Well, the problem is, that a manufactured Klunker is an oxymoron. Schwinn wanted to get in on the underground Klunker craze by making a so called Klunker 5 poser. The fact of the matter is that a Klunker is a *prewar* Schwinn(mostly DXs, found in dumps, scap yards, where ever), stripped of all unnecessary items(chainguard, fenders, tank, rack, etc) and outfitted with multiple speeds, a front brake and knobby tires. Your bike is fairly rare, since the name 'Klunker' was copywrited and the bikes had to stop being produced after a year or so. My beef is that it goes against everything a Klunker was meant to be- old forgotten ballooners, usually paid almost nothing for, and outfitted to have fun on before there were any 'rules' on the mountain.

Okay, this sounds more like a rant. I'll get off my high horse now. 
Truth is, I'd keep it, just as a rare, short-run bike. It'll only go up in value.


----------



## jdkingofgates@aol.com (Aug 15, 2009)

*klunker 5*

I worked in a bike shop in the late 70's early 80's. I bought and remember the Klunker very well. I even have a picture taken in 81 of my Klunker "Paperboy" bike. I still own one to this day.
It looks like the rims on your bike are black, if so I do not remember any black Schwinn rims for the Klunker5. 
It may been possible that they were special ordered.

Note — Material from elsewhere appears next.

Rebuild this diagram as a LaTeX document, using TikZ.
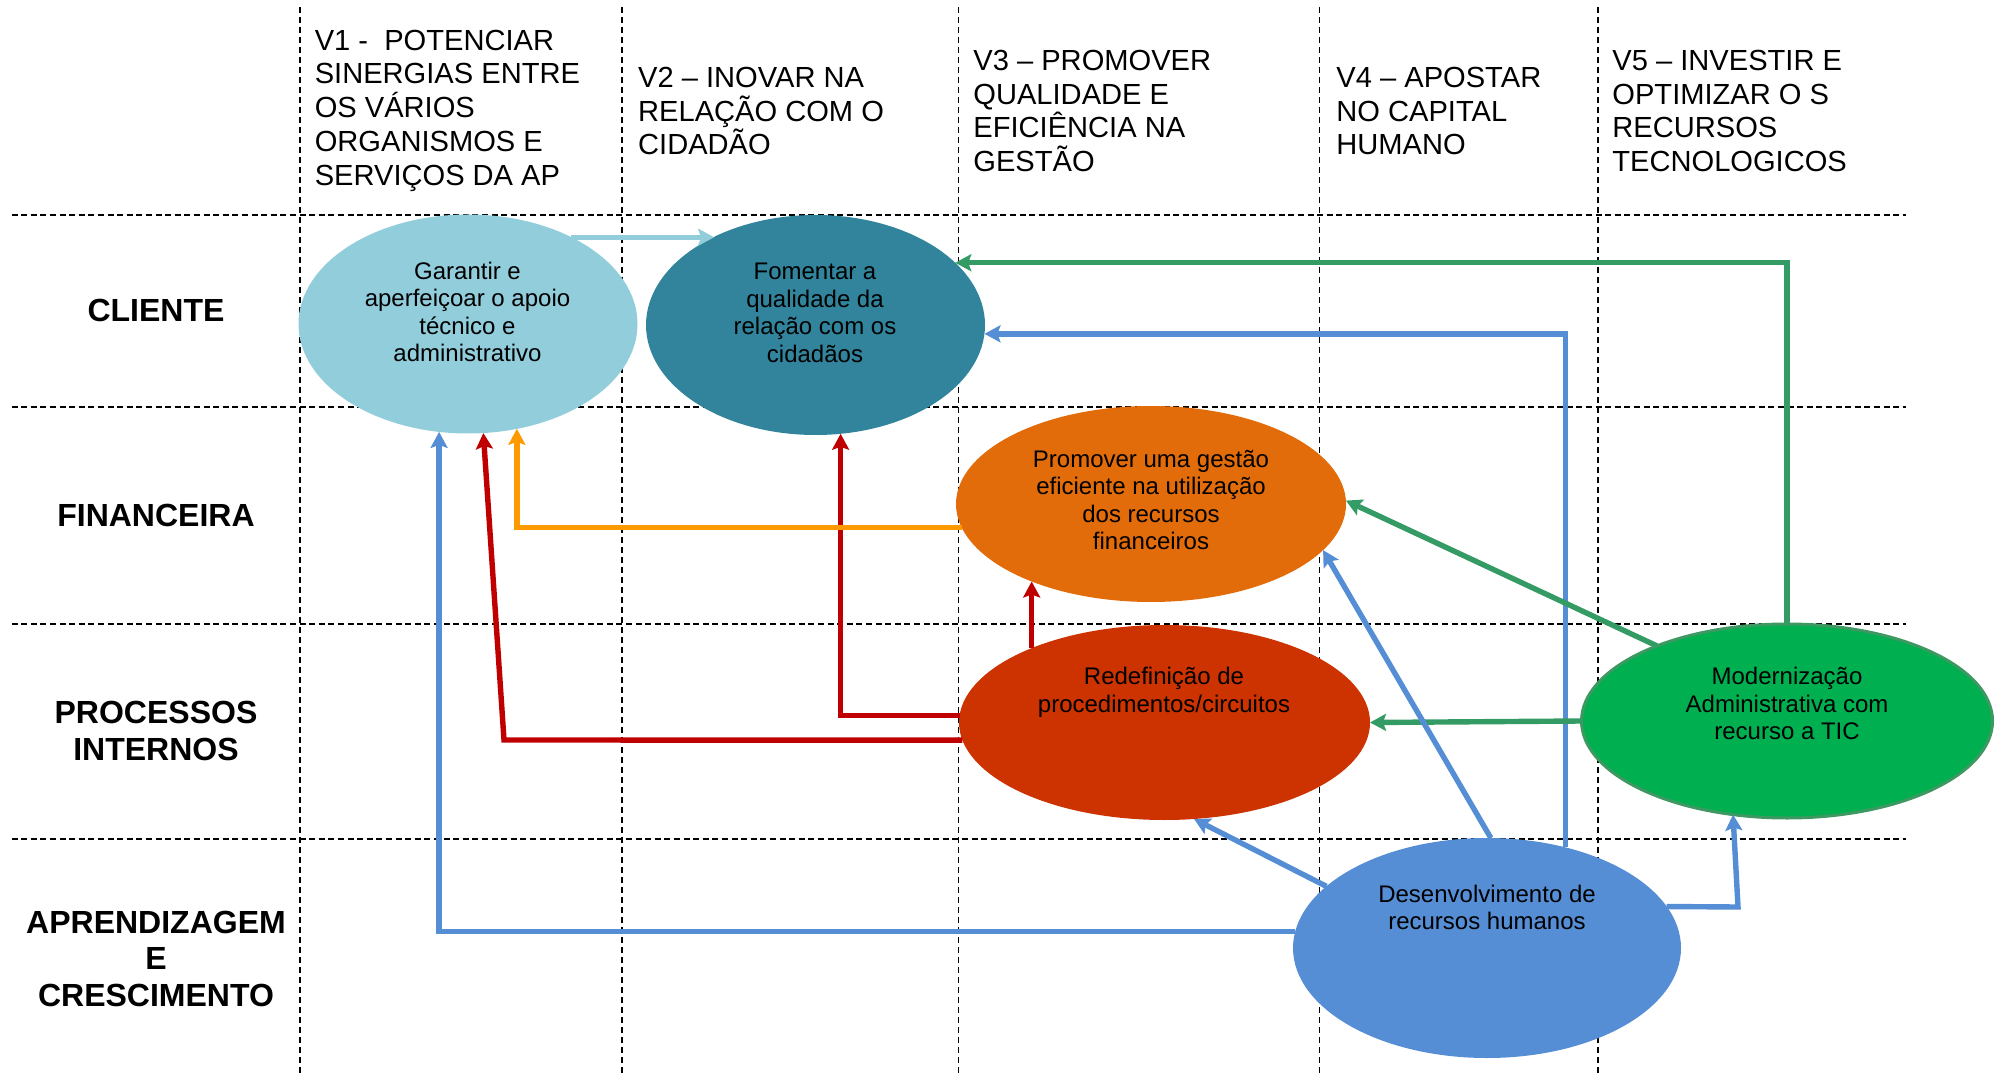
\documentclass[tikz,border=0pt]{standalone}
\usepackage{fontspec}
\setmainfont{Liberation Sans}
\usetikzlibrary{arrows.meta,shapes.geometric}
\definecolor{cGar}{RGB}{146,205,220}
\definecolor{cFom}{RGB}{49,132,155}
\definecolor{cProm}{RGB}{227,108,10}
\definecolor{cRed}{RGB}{204,51,0}
\definecolor{cMod}{RGB}{0,176,80}
\definecolor{cModB}{RGB}{62,152,98}
\definecolor{cDes}{RGB}{85,142,213}
\definecolor{aBlue}{RGB}{85,142,213}
\definecolor{aRed}{RGB}{192,0,0}
\definecolor{aOrange}{RGB}{255,153,0}
\definecolor{aGreen}{RGB}{53,155,100}
\begin{document}
\begin{tikzpicture}[x=0.5pt,y=-0.5pt,
  ell/.style={ellipse,inner sep=0pt,outer sep=0pt},
  etext/.style={align=center,inner sep=0pt,font=\fontsize{12}{13.8}\selectfont},
  head/.style={anchor=west,align=left,inner sep=0pt,font=\fontsize{14.55}{16.9}\selectfont},
  rowlab/.style={align=center,inner sep=0pt,font=\fontsize{16}{18.25}\selectfont\bfseries},
  hgrid/.style={line width=1.4pt,dash pattern=on 3pt off 1.8pt},
  vgrid/.style={line width=0.9pt,dash pattern=on 3pt off 2pt},
  arr/.style={line width=2.7pt,-{Stealth[length=8pt,width=8.5pt,inset=1.5pt]}}
]
\useasboundingbox (0,0) rectangle (2000,1074);
% grid
\foreach \yy in {215,407,624,839} \draw[hgrid] (11.5,\yy) -- (1905.6,\yy);
\foreach \xx in {300,622,958.5,1319.5,1597.6} \draw[vgrid] (\xx,7) -- (\xx,1074);
% ellipses
\node[ell,fill=cGar,minimum width=169.5pt,minimum height=109.5pt] (gar) at (468,324) {};
\node[ell,fill=cFom,minimum width=169.5pt,minimum height=110pt] (fom) at (815.5,325) {};
\node[ell,fill=cProm,minimum width=195pt,minimum height=98pt] (prom) at (1151,504) {};
\node[ell,fill=cRed,minimum width=205.5pt,minimum height=97.5pt] (red) at (1164.5,722.5) {};
\node[ell,fill=cMod,draw=cModB,line width=1.5pt,minimum width=205.5pt,minimum height=97pt] (mod) at (1787,721) {};
\node[ell,fill=cDes,minimum width=194pt,minimum height=110pt] (des) at (1487,948) {};
% ellipse texts
\node[etext] (tgar) at (467.5,312) {Garantir e\\aperfeiçoar o apoio\\técnico e\\administrativo};
\node[etext] (tfom) at (815,313) {Fomentar a\\qualidade da\\relação com os\\cidadãos};
\node[etext] (tprom) at (1151,500) {Promover uma gestão\\eficiente na utilização\\dos recursos\\financeiros};
\node[etext] (tred) at (1164,692) {Redefinição de\\procedimentos/circuitos};
\node[etext] (tmod) at (1787,703.5) {Modernização\\Administrativa com\\recurso a TIC};
\node[etext] (tdes) at (1487,907.5) {Desenvolvimento de\\recursos humanos};
% headers
\node[head] (v1) at (314.4,110.7) {V1 -\ \ POTENCIAR\\SINERGIAS ENTRE\\OS VÁRIOS\\ORGANISMOS E\\SERVIÇOS DA AP};
\node[head] (v2) at (637.8,111) {V2 – INOVAR NA\\RELAÇÃO COM O\\CIDADÃO};
\node[head] (v3) at (973,111) {V3 – PROMOVER\\QUALIDADE E\\EFICIÊNCIA NA\\GESTÃO};
\node[head] (v4) at (1336,111) {V4 – APOSTAR\\NO CAPITAL\\HUMANO};
\node[head] (v5) at (1612,111) {V5 – INVESTIR E\\OPTIMIZAR O S\\RECURSOS\\TECNOLOGICOS};
% row labels
\node[rowlab] (r1) at (156,310) {CLIENTE};
\node[rowlab] (r2) at (156,515) {FINANCEIRA};
\node[rowlab] (r3) at (156,731) {PROCESSOS\\INTERNOS};
\node[rowlab] (r4) at (156,958.6) {APRENDIZAGEM\\E\\CRESCIMENTO};
% corners
\coordinate (rc1) at (504,740);
\coordinate (bc1) at (1738,907);
% arrows
\draw[arr,cGar] (gar.40) -- (gar.40 -| fom.139);
\draw[arr,aGreen] (mod.north) |- (fom.24);
\draw[arr,aBlue] (des.52) |- (fom.-3);
\draw[arr,aBlue] (des.175) -| (gar.-105);
\draw[arr,aRed] (red.185) -- (rc1) -- (gar.-82);
\draw[arr,aRed] (red.178) -| (fom.-77);
\draw[arr,aOrange] (prom.187) -| (gar.-65);
\draw[arr,aRed] (red.151 -| prom.-147) -- (prom.-147);
\draw[arr,aGreen] (mod.west) -- (red.east);
\draw[arr,aGreen] (mod.150) -- (prom.1);
\draw[arr,aBlue] (des.88) -- (prom.-15);
\draw[arr,aBlue] (des.159) -- (red.-73);
\draw[arr,aBlue] (des.13) -- (bc1) -- (mod.-120);
\end{tikzpicture}
\end{document}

But anyway, I believe I know the value of the bike. about 450.00 At least I know what I would pay for it. I think I have a special attachment to them and the Spitfire.
jd

I'm back again. I did some research and looked at my bikes. I have a KLUNKER 5 and A Cruiser 5. Like I said I do not believwe the rims on your bike are original but there are several other details that look right. I can tell the difference in teh frames and yours looks right but I would need to see it up close. I think the bike is worth $450 to 500 if it is a Klunker. I have a set of the correct rims. 
The best way to tell if it is real is the serial number. At least that would get yo down to the year. It could be just a single speed cruiser cloned as a clunker and that would explain the light weight rims.
As someone else has said here it could be a cruiser 5 or a Spitfire five, check this link out                http://www.mombat.org/1979_Schwinn_Spitfire5.htm


----------



## old hotrod (Aug 15, 2009)

I would watch ebay for a bit and compare the Cruiser 5 and Spitfire prices with yours, in like condition of course. As "rare" as a Klunker is, it is not the kind of rare that makes it worth crazy money, at least not yet but in ten years??? it very well could be. My guess is that it would be in the same price range as the other 5-speed bikes with a bump up for the Klunker model...but with Schwinn prices, nothing is for sure.


----------